Holiday HomeIn all the press excitement about Brexit and the property market, one group of (potential) property owners seems to have been largely overlooked. This is, of course, the people who either have bought, are in the process of buying or would like to buy property in the EU. On the one hand, this is understandable since they are very much in the minority of property owners in the UK. On the other hand, this is probably of scant comfort to those who are currently in this situation and wondering where they stand.

Sorting out your status

One of the reasons why it’s so difficult to give any sort of firm comment on anything to do with Brexit is because at this time it’s totally unclear what Brexit actually means in reality. Sadly this state of affairs is likely to continue until the Conservative party elects a new leader and, we assume, article 50 is invoked and the exit negotiations begin in earnest. Even then there could still be a long wait for any final outcome since the parties concerned have up to two years to conclude their negotiations and, in principle, could actually take longer if there was agreement from all concerned. The outcome could be anything from the UK moving essentially seamlessly into the European Economic Area (EEA), in which case it will be largely business as usual, or failing to reach any agreement at all, in which case the relationship between the UK and the EU would be governed by World Trade Organisation (WTO) rules. Alternatively it could be some sort of halfway-house agreement, as yet to be determined. Anything short of full EEA membership could impact on the plans of those looking to ease into a “soft” retirement, i.e. one bolstered by some work as well as those currently relying on some level of local income.

Getting there and back

Regardless of whether an EU property is a permanent home or a holiday property, it’s a reasonable assumption that there will be at least a certain degree of travel between the property and the UK. Given that those with UK passports can travel to numerous countries without needing a tourist visa, it seems highly unlikely that Brexit would cause difficulties in this area.

The pound in your pocket

To be fair, the issue of Pound/Euro exchange rates has been an issue for UK pensioners living in the EU for a long time. The sudden drop in the pound did, however, bring it into sharp focus. In the long term, a more pressing issue could be how pensioners would be treated by the UK government in a post-Brexit world. At the moment, EU-based pensioners are treated the same way as their UK-based counterparts and any increases in pensions are automatically passed on to them. Even if the UK joins the EEA, it may be within the bounds of possibility that the UK will seek to treat EU-based pensioners in the same way as their counterparts living outside the EU, meaning that they could feasibly be excluded from future rises in the state pension. Even if this was, technically, a breach of the freedom-of-movement rules which also apply to EEA countries, the other member countries might allow it if they did not see this as having an impact on their citizens.

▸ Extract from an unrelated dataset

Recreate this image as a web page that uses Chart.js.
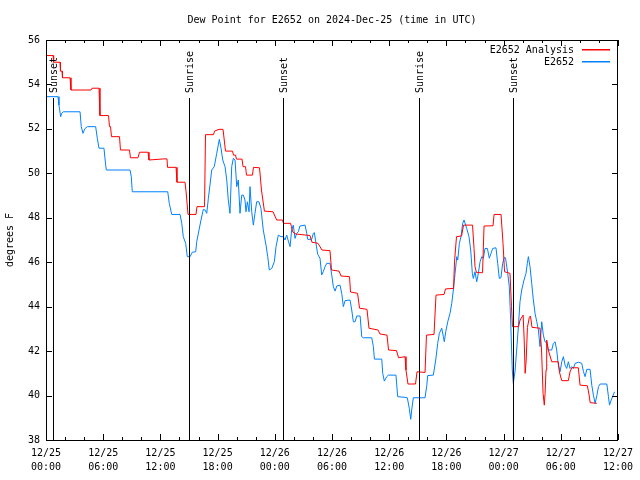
<!DOCTYPE html>
<html lang="en">
<head>
  <meta charset="UTF-8">
  <title>Dew Point for E2652</title>
  <script src="https://cdn.jsdelivr.net/npm/chart.js"></script>
  <style>
    html, body { margin: 0; padding: 0; background: #fff; }
    #wrap { width: 640px; height: 480px; }
  </style>
</head>
<body>
  <div id="wrap"><canvas id="dewChart" width="640" height="480"></canvas></div>
  <script>
    // hours since 2024-12-25 00:00 UTC
    const analysisHours = [0, 0.75, 0.8, 1.47, 1.52, 1.68, 1.73, 2.52, 2.62, 4.72, 4.83, 5.56, 5.66, 6.56, 6.66, 6.77, 6.87, 7.71, 7.81, 8.76, 8.86, 9.65, 9.81, 10.7, 10.8, 12.38,
      12.69, 12.75, 13.64, 13.74, 14.58, 14.69, 14.79, 14.9, 15.73, 15.84, 16.63, 16.73, 17.57, 17.68, 18.15, 18.57, 18.83, 19.56, 19.67, 19.88, 19.98, 20.56, 20.67,
      20.93, 21.03, 21.66, 21.76, 22.4, 22.6, 22.91, 23.81, 24.2, 24.81, 24.91, 25.65, 25.75, 25.86, 26.22, 27.69, 27.9, 28.53, 28.95, 29.79, 29.95, 30.74, 30.95,
      31.84, 31.94, 32.68, 32.89, 33.67, 33.88, 34.83, 35.04, 35.77, 35.93, 36.77, 36.98, 37.66, 37.76, 37.97, 38.76, 38.92, 39.76, 39.91, 40.7, 40.91, 41.75, 41.91,
      42.75, 42.85, 43.06, 43.59, 43.8, 44.74, 44.9, 45.0, 45.16, 45.79, 45.95, 46.89, 47.0, 47.73, 47.94, 48.1, 48.67, 48.83, 48.93, 49.57, 49.73, 50.05, 50.16,
      50.26, 50.37, 50.5, 50.7, 50.82, 50.98, 51.82, 51.98, 52.14, 52.27, 52.35, 52.45, 52.52, 52.69, 53.05, 53.74, 53.85, 54.1, 54.79, 54.97, 55.15, 55.84, 56.02,
      56.79, 56.97, 57.08, 57.77];
    const analysisValues = [55.3, 55.3, 55.0, 55.0, 54.6, 54.6, 54.3, 54.3, 53.75, 53.75, 53.83, 53.83, 52.6, 52.6, 52.1, 52.1, 51.65, 51.65, 51.05, 51.05, 50.7, 50.7, 50.95, 50.95, 50.6, 50.65,
      50.65, 50.27, 50.27, 49.6, 49.6, 49.2, 49.2, 48.15, 48.15, 48.5, 48.5, 51.74, 51.74, 51.9, 51.98, 51.98, 51.0, 51.0, 50.82, 50.82, 50.64, 50.64, 50.3,
      50.3, 49.92, 49.92, 50.27, 50.25, 49.25, 48.3, 48.27, 47.9, 47.9, 47.75, 47.75, 47.6, 47.37, 47.27, 47.2, 46.9, 46.85, 46.55, 46.52, 45.65, 45.6, 45.38,
      45.35, 44.66, 44.6, 43.93, 43.88, 43.03, 42.95, 42.77, 42.72, 42.05, 42.02, 41.7, 41.75, 41.15, 40.52, 40.52, 41.07, 41.04, 42.72, 42.75, 44.52, 44.55, 44.8,
      44.82, 46.02, 47.15, 47.18, 47.67, 47.67, 46.62, 45.8, 45.53, 45.53, 47.63, 47.64, 48.15, 48.15, 46.85, 45.57, 45.5, 44.0, 43.1, 43.1, 43.4, 43.62, 42.5,
      41.0, 41.6, 43.07, 43.52, 43.58, 43.07, 43.03, 42.05, 40.1, 39.57, 40.1, 41.15, 42.5, 42.05, 41.52, 41.52, 41.07, 40.67, 40.67, 41.07, 41.25, 41.25, 40.47,
      40.44, 40.02, 39.68, 39.65];

    const obsHours = [0, 1.26, 1.36, 1.54, 1.65, 1.81, 3.57, 3.7, 3.88, 4.06, 4.33, 5.21, 5.38, 5.56, 6.08, 6.26, 6.33, 8.81, 8.95, 9.05, 12.77, 12.93, 13.19,
      14.06, 14.24, 14.4, 14.65, 14.82, 15.11, 15.35, 15.7, 15.81, 16.05, 16.26, 16.5, 16.68, 16.86, 17.03, 17.2, 17.38, 17.65, 17.91, 18.18, 18.36, 18.54, 18.78,
      18.96, 19.12, 19.3, 19.48, 19.65, 19.83, 20.01, 20.17, 20.35, 20.53, 20.7, 20.87, 20.98, 21.12, 21.3, 21.4, 21.58, 21.75, 21.92, 22.1, 22.34, 22.55, 22.79,
      23.08, 23.26, 23.42, 23.68, 23.95, 24.13, 24.37, 24.65, 24.89, 25.07, 25.25, 25.42, 25.6, 25.77, 25.94, 26.12, 26.3, 26.47, 26.64, 27.17, 27.35, 27.45, 27.87,
      28.04, 28.15, 28.32, 28.5, 28.74, 28.92, 29.09, 29.27, 29.45, 29.79, 29.97, 30.14, 30.32, 30.5, 30.84, 31.02, 31.19, 31.37, 31.89, 32.07, 32.24, 32.42, 32.6,
      32.95, 33.12, 33.29, 34.17, 34.34, 34.45, 35.22, 35.32, 35.49, 35.74, 35.91, 36.71, 36.89, 37.66, 37.9, 38.11, 38.26, 38.36, 38.53, 39.76, 39.94, 40.04,
      40.63, 40.88, 41.09, 41.26, 41.51, 41.68, 41.78, 41.93, 42.14, 42.38, 42.56, 42.73, 42.91, 43.09, 43.19, 43.36, 43.53, 43.71, 43.85, 44.13, 44.37, 44.55,
      44.72, 44.82, 45.0, 45.18, 45.35, 45.53, 45.71, 45.88, 46.05, 46.3, 46.5, 46.68, 46.86, 47.2, 47.38, 47.55, 47.72, 47.9, 48.07, 48.2, 48.43, 48.6, 48.74,
      48.91, 49.02, 49.2, 49.37, 49.55, 49.72, 49.9, 50.14, 50.35, 50.49, 50.6, 50.77, 50.95, 51.12, 51.3, 51.48, 51.65, 51.82, 52.0, 52.17, 52.34, 52.52, 52.69,
      53.05, 53.22, 53.4, 53.57, 53.74, 53.92, 54.1, 54.27, 54.45, 54.62, 54.79, 54.97, 55.15, 55.32, 55.5, 55.85, 56.2, 56.38, 56.55, 56.73, 57.07, 57.25, 57.42,
      57.6, 57.78, 57.95, 58.13, 58.83, 59.0, 59.11, 59.29, 59.43, 59.64];
    const obsValues = [53.45, 53.45, 53.07, 52.55, 52.7, 52.77, 52.77, 52.1, 51.8, 52.0, 52.1, 52.1, 51.58, 51.13, 51.13, 50.37, 50.15, 50.15, 49.85, 49.17, 49.17, 48.65, 48.15,
      48.15, 47.75, 47.15, 46.85, 46.25, 46.25, 46.45, 46.47, 46.92, 47.45, 47.9, 48.38, 48.35, 48.2, 48.87, 49.47, 50.15, 50.3, 50.9, 51.53, 51.13, 50.6, 50.3,
      49.7, 48.8, 48.2, 50.3, 50.68, 50.6, 49.4, 49.7, 48.2, 49.02, 49.02, 48.8, 48.27, 48.72, 48.27, 49.4, 48.27, 47.67, 48.2, 48.72, 48.72, 48.42, 47.45,
      46.77, 46.25, 45.65, 45.72, 46.02, 46.7, 47.22, 47.15, 47.15, 47.0, 47.22, 46.95, 46.7, 47.45, 47.67, 47.07, 47.3, 47.37, 47.63, 47.67, 47.3, 47.03, 47.03,
      47.3, 47.33, 46.85, 46.36, 46.18, 45.43, 45.58, 45.8, 45.95, 45.95, 45.43, 44.9, 44.7, 44.93, 44.97, 44.6, 44.0, 44.27, 44.3, 43.85, 43.32, 43.32, 43.58,
      43.58, 42.65, 42.6, 42.6, 42.2, 41.64, 41.64, 41.0, 40.65, 40.85, 40.92, 40.92, 39.95, 39.92, 39.9, 39.42, 38.93, 39.35, 39.9, 39.9, 40.44, 40.9,
      40.92, 41.6, 42.35, 42.8, 43.03, 42.65, 42.42, 42.87, 43.32, 43.7, 44.15, 44.75, 45.5, 46.25, 46.1, 46.85, 47.15, 47.75, 47.9, 47.52, 47.15, 46.55,
      45.5, 45.27, 45.57, 45.12, 45.5, 46.02, 46.25, 46.18, 46.62, 46.62, 46.18, 46.4, 46.62, 46.65, 45.95, 45.27, 45.3, 45.95, 46.22, 46.2, 45.5, 44.9, 43.4,
      41.15, 40.55, 41.1, 42.05, 43.1, 44.22, 44.75, 45.2, 45.5, 45.95, 46.25, 45.8, 45.05, 44.3, 43.7, 43.32, 42.95, 42.2, 43.32, 42.72, 42.42, 42.37, 42.05,
      42.05, 42.35, 42.42, 42.05, 41.37, 41.07, 41.52, 41.75, 41.37, 41.22, 41.52, 41.22, 41.3, 41.22, 41.45, 41.5, 41.45, 41.07, 40.85, 41.18, 41.18, 40.47, 40.02,
      39.65, 40.0, 40.4, 40.52, 40.52, 39.95, 39.57, 39.8, 39.95, 40.17];

    const xTickDates = ['12/25', '12/25', '12/25', '12/25', '12/26', '12/26', '12/26', '12/26', '12/27', '12/27', '12/27'];
    const xTickTimes = ['00:00', '06:00', '12:00', '18:00', '00:00', '06:00', '12:00', '18:00', '00:00', '06:00', '12:00'];

    const sunHours = [0.73, 15.0, 24.86, 39.13, 48.99];
    const sunLabels = ['Sunset', 'Sunrise', 'Sunset', 'Sunrise', 'Sunset'];

    const RED = '#ff0000';
    const BLUE = '#0080ff';
    const FONT = '10px "DejaVu Sans Mono"';

    function toPoints(xs, ys) {
      return xs.map((h, i) => ({ x: h, y: ys[i] }));
    }

    // frame, inward ticks, sun lines, legend, title, y title
    const gnuplotLook = {
      id: 'gnuplotLook',
      afterDraw(chart) {
        const { ctx, chartArea: a, scales: { x, y } } = chart;
        ctx.save();
        ctx.strokeStyle = '#000';
        ctx.lineWidth = 1;
        ctx.strokeRect(a.left + 0.5, a.top + 0.5, a.right - a.left - 1, a.bottom - a.top);

        ctx.beginPath();
        for (let h = 0; h <= 60; h += 2) {
          const px = Math.round(x.getPixelForValue(h)) + 0.5;
          const len = h % 6 === 0 ? 6 : 3;
          ctx.moveTo(px, a.bottom); ctx.lineTo(px, a.bottom - len);
          ctx.moveTo(px, a.top); ctx.lineTo(px, a.top + len);
        }
        for (let v = 38; v <= 56; v += 2) {
          const py = Math.round(y.getPixelForValue(v)) + 0.5;
          ctx.moveTo(a.left, py); ctx.lineTo(a.left + 6, py);
          ctx.moveTo(a.right, py); ctx.lineTo(a.right - 6, py);
        }
        ctx.stroke();

        // sunrise / sunset markers
        ctx.font = FONT;
        ctx.fillStyle = '#000';
        sunHours.forEach((h, i) => {
          const px = Math.round(x.getPixelForValue(h)) + 0.5;
          ctx.beginPath();
          ctx.moveTo(px, a.top + 58);
          ctx.lineTo(px, a.bottom);
          ctx.stroke();
          ctx.save();
          ctx.translate(px + 1, a.top + 53);
          ctx.rotate(-Math.PI / 2);
          ctx.textAlign = 'left';
          ctx.textBaseline = 'middle';
          ctx.fillText(sunLabels[i], 0, 0);
          ctx.restore();
        });

        // legend
        ctx.textAlign = 'right';
        ctx.textBaseline = 'middle';
        [RED, BLUE].forEach((col, i) => {
          const ly = Math.round(a.top + 10 + i * 12);
          ctx.fillStyle = '#000';
          ctx.fillText(chart.data.datasets[i].label, a.right - 44, ly);
          ctx.fillStyle = col;
          ctx.fillRect(Math.round(a.right - 36), ly - 1, 28, 1.5);
        });

        // title
        ctx.fillStyle = '#000';
        ctx.textAlign = 'center';
        ctx.fillText('Dew Point for E2652 on 2024-Dec-25 (time in UTC)', (a.left + a.right) / 2, 20);

        // y axis title
        ctx.save();
        ctx.translate(10, (a.top + a.bottom) / 2);
        ctx.rotate(-Math.PI / 2);
        ctx.fillText('degrees F', 0, 0);
        ctx.restore();
        ctx.restore();
      }
    };

    new Chart(document.getElementById('dewChart'), {
      type: 'line',
      data: {
        datasets: [
          {
            label: 'E2652 Analysis',
            data: toPoints(analysisHours, analysisValues),
            borderColor: RED,
            borderWidth: 1,
            pointRadius: 0,
            tension: 0
          },
          {
            label: 'E2652',
            data: toPoints(obsHours, obsValues),
            borderColor: BLUE,
            borderWidth: 1,
            pointRadius: 0,
            tension: 0
          }
        ]
      },
      options: {
        responsive: false,
        animation: false,
        events: [],
        layout: { padding: { top: 40, right: 22, left: 0, bottom: 0 } },
        plugins: {
          legend: { display: false },
          title: { display: false },
          tooltip: { enabled: false }
        },
        scales: {
          x: {
            type: 'linear',
            min: 0,
            max: 60,
            grid: { display: false, drawTicks: false },
            border: { display: false },
            afterFit(s) { s.height = 40; },
            afterBuildTicks(s) { s.ticks = xTickTimes.map((t, i) => ({ value: i * 6 })); },
            ticks: {
              maxRotation: 0,
              autoSkip: false,
              padding: 6,
              color: '#000',
              font: { family: 'DejaVu Sans Mono', size: 10, lineHeight: 1.4 },
              callback: (v) => [xTickDates[v / 6], xTickTimes[v / 6]]
            }
          },
          y: {
            min: 38,
            max: 56,
            grid: { display: false, drawTicks: false },
            border: { display: false },
            afterFit(s) { s.width = 46; },
            ticks: {
              stepSize: 2,
              padding: 6,
              color: '#000',
              font: { family: 'DejaVu Sans Mono', size: 10 }
            }
          }
        }
      },
      plugins: [gnuplotLook]
    });
  </script>
</body>
</html>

The availability of mortgages

Regardless of whether central governments lay down any rules restricting the ability of non-EU nationals to obtain mortgages, it is entirely possible that lenders may feel more nervous about advancing funds to borrowers who are non-EU nationals, particularly if their home country is experiencing economic and/or political turbulence, which could affect exchange rates and hence the borrower’s income. If they choose to lend at all, they may demand larger deposits and higher interest rates.